• Goal of the exercise: Determine the number of lines that have the string "this" in them, and give only that number.

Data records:
========================
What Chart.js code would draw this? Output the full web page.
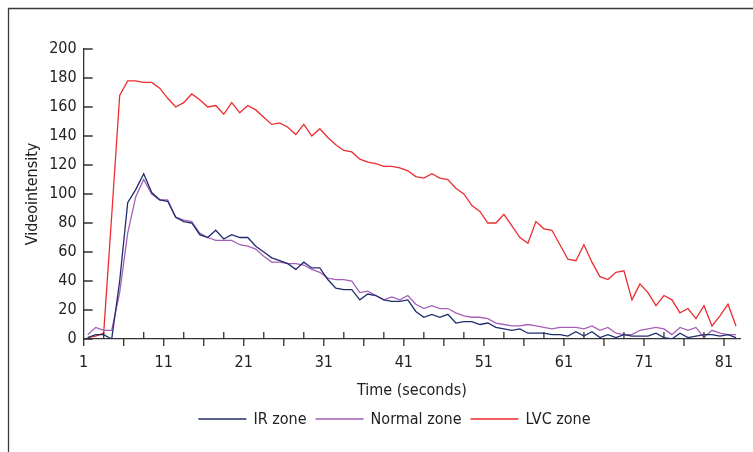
<!DOCTYPE html>
<html>
<head>
<meta charset="utf-8">
<script src="https://cdn.jsdelivr.net/npm/chart.js@4/dist/chart.umd.min.js"></script>
<style>
  html, body { margin: 0; padding: 0; background: #fff; }
  #wrap { width: 753px; height: 452px; }
</style>
</head>
<body>
<div id="wrap"><canvas id="c"></canvas></div>
<script>
// 数据 (one sample per second)
var ir_zone = [1, 3, 3, 0, 40, 94, 103, 114, 101, 96, 95, 84, 81, 80, 72, 70, 75, 69, 72, 70,
  70, 64, 60, 56, 54, 52, 48, 53, 49, 49, 41, 35, 34, 34, 27, 31, 30, 27, 26, 26,
  27, 19, 15, 17, 15, 17, 11, 12, 12, 10, 11, 8, 7, 6, 7, 4, 4, 4, 3, 3,
  2, 5, 2, 5, 1, 3, 1, 3, 2, 2, 2, 4, 1, 0, 4, 1, 2, 3, 3, 2, 3, 1];
var normal_zone = [3, 8, 6, 6, 32, 73, 98, 110, 100, 96, 96, 84, 82, 81, 73, 70, 68, 68, 68, 65,
  64, 62, 57, 53, 53, 52, 52, 51, 48, 46, 42, 41, 41, 40, 32, 33, 30, 27, 29, 27,
  30, 24, 21, 23, 21, 21, 18, 16, 15, 15, 14, 11, 10, 9, 9, 10, 9, 8, 7, 8,
  8, 8, 7, 9, 6, 8, 4, 3, 3, 6, 7, 8, 7, 3, 8, 6, 8, 1, 6, 4, 3, 3];
var lvc_zone = [1, 2, 4, 85, 168, 178, 178, 177, 177, 173, 166, 160, 163, 169, 165, 160, 161, 155, 163, 156,
  161, 158, 153, 148, 149, 146, 141, 148, 140, 145, 139, 134, 130, 129, 124, 122, 121, 119, 119, 118,
  116, 112, 111, 114, 111, 110, 104, 100, 92, 88, 80, 80, 86, 78, 70, 66, 81, 76, 75, 65,
  55, 54, 65, 53, 43, 41, 46, 47, 27, 38, 32, 23, 30, 27, 18, 21, 14, 23, 9, 16, 24, 9];
// samples sit half a second after each tick
var seconds = ir_zone.map(function (v, i) { return i + 1.5; });
var x_labels = [1, 11, 21, 31, 41, 51, 61, 71, 81];
var y_ticks = [0, 20, 40, 60, 80, 100, 120, 140, 160, 180, 200];

var series = [
  { label: 'IR zone', data: ir_zone, color: '#1f2c6e' },
  { label: 'Normal zone', data: normal_zone, color: '#a65fb8' },
  { label: 'LVC zone', data: lvc_zone, color: '#ee2b30' }
];

var font_family = '"Liberation Sans Narrow", "DejaVu Sans Condensed", "Roboto Condensed", sans-serif';
var font_size = 16;
var axis_color = '#333333';

function toPoints(arr) {
  return arr.map(function (v, i) { return { x: seconds[i], y: v }; });
}

// 外框, tick marks and legend drawn on top of the chart
var decor = {
  id: 'decor',
  afterDraw: function (chart) {
    var ctx = chart.ctx;
    var xs = chart.scales.x, ys = chart.scales.y;
    ctx.save();
    ctx.strokeStyle = '#3a3a3a';
    ctx.lineWidth = 1.3;
    ctx.beginPath();
    ctx.moveTo(8.5, 452); ctx.lineTo(8.5, 8.5); ctx.lineTo(753, 8.5);
    ctx.stroke();

    ctx.strokeStyle = axis_color;
    ctx.lineWidth = 1.3;
    var base = ys.getPixelForValue(0);
    ctx.beginPath();
    xs.ticks.forEach(function (t, j) {
      var px = xs.getPixelForValue(t.value);
      if (j % 2 === 0) { ctx.moveTo(px, base); ctx.lineTo(px, base + 7); }
      else { ctx.moveTo(px, base); ctx.lineTo(px, base - 7); }
    });
    var left = xs.getPixelForValue(1);
    ys.ticks.forEach(function (t) {
      var py = ys.getPixelForValue(t.value);
      ctx.moveTo(left, py); ctx.lineTo(left + 9, py);
    });
    ctx.stroke();

    // legend
    ctx.font = font_size + 'px ' + font_family;
    ctx.textBaseline = 'middle';
    var line_w = 48, gap = 7, total = 0;
    series.forEach(function (s, i) {
      total += line_w + gap + ctx.measureText(s.label).width + (i ? gap + 2 : 0);
    });
    var lx = 394.5 - total / 2, ly = 419;
    series.forEach(function (s) {
      ctx.strokeStyle = s.color;
      ctx.lineWidth = 1.5;
      ctx.beginPath(); ctx.moveTo(lx, ly); ctx.lineTo(lx + line_w, ly); ctx.stroke();
      lx += line_w + gap;
      ctx.fillStyle = '#222';
      ctx.fillText(s.label, lx, ly + 1);
      lx += ctx.measureText(s.label).width + gap + 2;
    });
    ctx.restore();
  }
};

new Chart(document.getElementById('c'), {
  type: 'line',
  data: {
    datasets: series.map(function (s) {
      return {
        label: s.label,
        data: toPoints(s.data),
        borderColor: s.color,
        backgroundColor: s.color,
        borderWidth: 1.3,
        pointRadius: 0,
        tension: 0,
        fill: false
      };
    })
  },
  options: {
    responsive: true,
    maintainAspectRatio: false,
    animation: false,
    layout: { padding: { left: 21, right: 13, top: 49, bottom: 48 } },
    plugins: { legend: { display: false }, tooltip: { enabled: false } },
    scales: {
      x: {
        type: 'linear',
        min: 1,
        max: 83,
        afterBuildTicks: function (scale) {
          var t = [];
          for (var v = 1; v <= 81; v += 2.5) t.push({ value: v });
          scale.ticks = t;
        },
        ticks: {
          autoSkip: false,
          maxRotation: 0,
          padding: 19,
          color: '#222',
          font: { family: font_family, size: font_size, lineHeight: 0.55 },
          callback: function (v) { return x_labels.indexOf(v) >= 0 ? String(v) : ''; }
        },
        grid: { display: false, drawTicks: false },
        border: { display: true, color: axis_color, width: 1.3 },
        title: {
          display: true,
          text: 'Time (seconds)',
          color: '#222',
          font: { family: font_family, size: font_size },
          padding: { top: -5, bottom: 4 }
        }
      },
      y: {
        min: 0,
        max: 200,
        afterBuildTicks: function (scale) {
          scale.ticks = y_ticks.map(function (v) { return { value: v }; });
        },
        ticks: {
          padding: 7,
          color: '#222',
          font: { family: font_family, size: font_size }
        },
        grid: { display: false, drawTicks: false },
        border: { display: true, color: axis_color, width: 1.3 },
        title: {
          display: true,
          text: 'Videointensity',
          color: '#222',
          font: { family: font_family, size: font_size },
          padding: { top: 2, bottom: 0 }
        }
      }
    }
  },
  plugins: [decor]
});
</script>
</body>
</html>
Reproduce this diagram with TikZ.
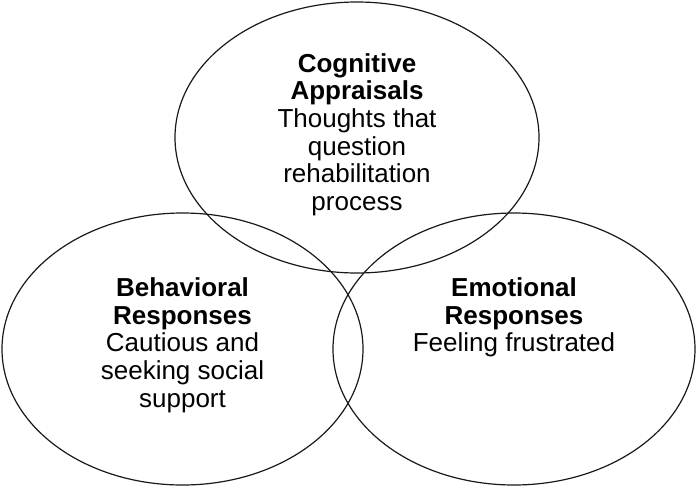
========================
• Answer: 2